Widespread Violence in Ecuador Sees Youth Become Canon Fodder

Catholic Church Raises Alert, Steps Up To Aid Victims, Offer Support

Joaquim Magalhães de Castro

Dom Antonio Crameri, bishop of the Apostolic Vicariate of Esmeraldas, in northwest Ecuador, has been drawing attention to the criminal gangs that are destabilizing the country, to the point that the president, Daniel Noboa, was forced to declare a state of emergency to face what he defined as an “internal armed conflict”.

The majority of the perpetrators are teenagers, young people without life experience and training, “like anonymous bodies to be slaughtered, what in military terms is called cannon fodder”, as Monsignor Crameri says, in an interview with Missio Switzerland, an important organ of the Pontifical Mission Societies based in Switzerland.

Monsignor Crameri (who was born in Locarno and has been in Ecuador since 2002) has no doubt that there is already “a real civil war” in Esmeraldas, remembering, by the way, the seven drug traffickers killed in the province since December last year. It is extreme violence between rival mafia clans: fires at gas stations and vehicles, bomb attacks on police headquarters, looting, wanton destruction and repeated shootings. Many people flee their villages, leaving all their belongings behind.

“Not a week goes by without me receiving a call from a threatened family, begging me to take them to a safe place,” says Dom António Crameri. The Church, always close to the most vulnerable, has already provided a field hospital and a center where medical, psychological and spiritual assistance is provided to victims, providing an alternative and support that the State does not guarantee. However, this center depends on financial aid and donations from abroad. Therefore, Monsignor Crameri launches an appeal: “please support us and pray for us”.

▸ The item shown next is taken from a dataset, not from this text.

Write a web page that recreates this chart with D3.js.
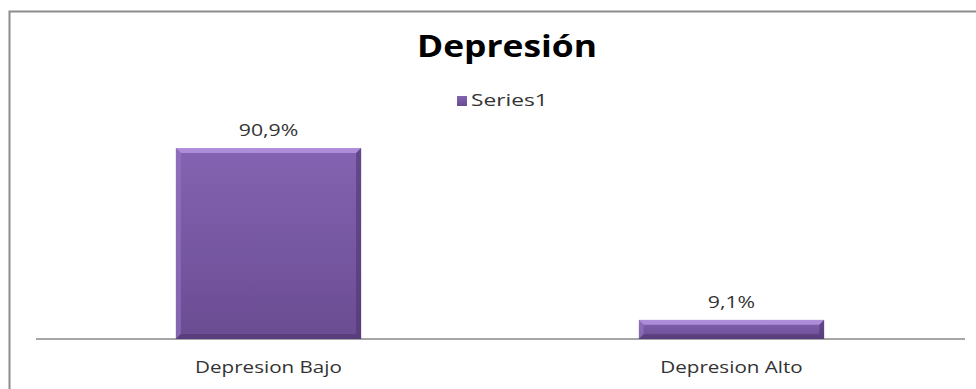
<!DOCTYPE html>
<html><head><meta charset="utf-8">
<script src="https://cdn.jsdelivr.net/npm/d3@7"></script>
<style>html,body{margin:0;padding:0;background:#fff;}svg{display:block;}</style>
</head><body>
<svg id="chart" width="976" height="389"></svg>
<script>
const title = "Depresión";
const seriesName = "Series1";
const categories = ["Depresion Bajo", "Depresion Alto"];
const values = [90.9, 9.1];
const valueLabels = ["90,9%", "9,1%"];

const svg = d3.select("#chart");
const font = "'Open Sans', 'DejaVu Sans', sans-serif";
const SX = 1.33; // horizontal stretch seen in the reference text

function stretchedText(parent, x, y, txt, opts) {
  const g = parent.append("g").attr("transform", `translate(${x},${y}) scale(${opts.sx || SX},1)`);
  return g.append("text").attr("x", 0).attr("y", 0)
    .attr("text-anchor", opts.anchor || "middle")
    .attr("font-family", font).attr("font-size", opts.size || 15.5)
    .attr("font-weight", opts.weight || "normal")
    .attr("fill", opts.fill || "#333").text(txt);
}

// outer border (left and top visible)
svg.append("path").attr("d", "M9.5,389 L9.5,11.5 L976,11.5")
  .attr("fill", "none").attr("stroke", "#8c8c8c").attr("stroke-width", 2);

const defs = svg.append("defs");
const g1 = defs.append("linearGradient").attr("id", "barGrad").attr("x1", 0).attr("y1", 0).attr("x2", 0).attr("y2", 1);
g1.append("stop").attr("offset", "0%").attr("stop-color", "#8463b2");
g1.append("stop").attr("offset", "100%").attr("stop-color", "#6a4c92");

const x = d3.scaleBand().domain(categories).range([37, 963]).paddingInner(0.6).paddingOuter(0.3);
const y = d3.scaleLinear().domain([0, 100]).range([339, 129]);

// axis
const xAxis = d3.axisBottom(x).tickSize(0).tickFormat("");
const ax = svg.append("g").attr("transform", "translate(0,339)").call(xAxis);
ax.select(".domain").attr("stroke", "#a6a6a6").attr("stroke-width", 2).attr("d", "M36,0H965");
categories.forEach(c => {
  stretchedText(svg, x(c) + x.bandwidth() / 2, 373, c, {size: 15.5});
});

// bars
const bars = svg.append("g").selectAll("g").data(values).join("g");
bars.each(function(d, i) {
  const gg = d3.select(this);
  const bx = x(categories[i]), bw = x.bandwidth();
  const by = y(d), bh = y(0) - y(d);
  const b = Math.min(5, bh / 4);
  gg.append("rect").attr("x", bx).attr("y", by).attr("width", bw).attr("height", bh).attr("fill", "url(#barGrad)");
  gg.append("path").attr("d", `M${bx},${by}L${bx+bw},${by}L${bx+bw-b},${by+b}L${bx+b},${by+b}Z`).attr("fill", "#b595e0").attr("opacity", 0.85);
  gg.append("path").attr("d", `M${bx},${by}L${bx+b},${by+b}L${bx+b},${by+bh-b}L${bx},${by+bh}Z`).attr("fill", "#9677c4").attr("opacity", 0.6);
  gg.append("path").attr("d", `M${bx+bw},${by}L${bx+bw},${by+bh}L${bx+bw-b},${by+bh-b}L${bx+bw-b},${by+b}Z`).attr("fill", "#4e356f").attr("opacity", 0.6);
  gg.append("path").attr("d", `M${bx},${by+bh}L${bx+bw},${by+bh}L${bx+bw-b},${by+bh-b}L${bx+b},${by+bh-b}Z`).attr("fill", "#4a3269").attr("opacity", 0.55);
  stretchedText(svg, bx + bw / 2, by - 12, valueLabels[i], {size: 16});
});

// title
stretchedText(svg, 507, 57, title, {size: 30, weight: "bold", fill: "#000", sx: 1.18});

// legend
svg.append("rect").attr("x", 457).attr("y", 96).attr("width", 10).attr("height", 10).attr("fill", "url(#barGrad)");
stretchedText(svg, 471, 106, seriesName, {size: 16, anchor: "start", sx: 1.42});
</script>
</body></html>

Since January 8, 158 prison officers and 20 administrative employees have been taken hostage shortly after the state of emergency was declared, which, curiously, coincided with the escape from the Guayaquil regional prison of José Adolfo Macías Salazar, alias “Fito ”, considered the main criminal leader in the country. So far, President Noboa has outlined two pillars of his strategy to combat organized crime: regaining state control of prisons through the construction of new maximum security prisons; and, increase control over Peruvian and Colombian citizens, who will be asked to provide a criminal certificate from their country of origin or residence from the last five years in order to enter Ecuador.

Ecuadorian criminal gangs maintain close relationships with Colombian, Mexican and Albanian drug trafficking organizations. The latter “manage” cocaine trafficking from Colombia and Peru, which transits through Ecuador and is destined for the European market. From Peru, in addition to cocaine, weapons used by Ecuadorian gangs also arrive, some of which appear to have been stolen from Peruvian military arsenals, although the Minister of Defense of that country, Jorge Chávez Cresta, denies this possibility.

The Episcopal Conference of Ecuador intervened on the dramatic situation in the country with a statement addressed “to all men and women of goodwill who live in Ecuador”. It says the following: “Organized crime is sowing chaos and despair in our daily lives. Violence, wherever it comes from, must find us united, looking to the future and with the strength necessary for our country to be what it has always been: a place of peace, work, fraternity”. And he continues: “Let us not fall into the sterile panic that the game of violent people creates by giving credence to any alarmist image shared on social media, nor let us be naive and give up believing that this fight belongs only to those who govern us”.

The Ecuadorian bishops further exhort: “We are a country of faith. Since we were children we learned that we are all brothers and we call God our father; Let us entrust to Him, once again, the integrity of every good Ecuadorian and the stability of the State so that peace returns as quickly as possible. In this year of 2024, in which we celebrate the 150th anniversary of the consecration of our country to the Sacred Heart of Jesus, we commit ourselves to life and justice and ask Him to “save Ecuador”.

From an “island of peace”, Ecuador became the eleventh-most violent country in the world, alongside Syria, Iraq and Afghanistan, according to data from the Global Initiative against Transnational Organized Crime. In 2019, Ecuador had a rate of 6.7 violent deaths per 100,000 inhabitants. Today, that number has risen to 45. Drug trafficking is the main cause of “the country’s descent into the hell of violence”.

With its road infrastructure and the port of Guayaquil, Ecuador has become an important transit hub for Colombian and Peruvian cocaine destined for international markets, especially North American and European. In addition to cocaine trafficking, heroin and fentanyl trafficking is also increasing.

Furthermore, a dollar-based economy makes it easier for criminal organizations to trade and launder money; the weak tools available to the State to control legal flows into and out of the country that hide drug shipments; a society with uneven development with high rates of unemployment and “illegal work”; the effects of social networks, through which the false values of drug traffickers are transmitted on to young people without prospects. All of this serves to worsen the situation.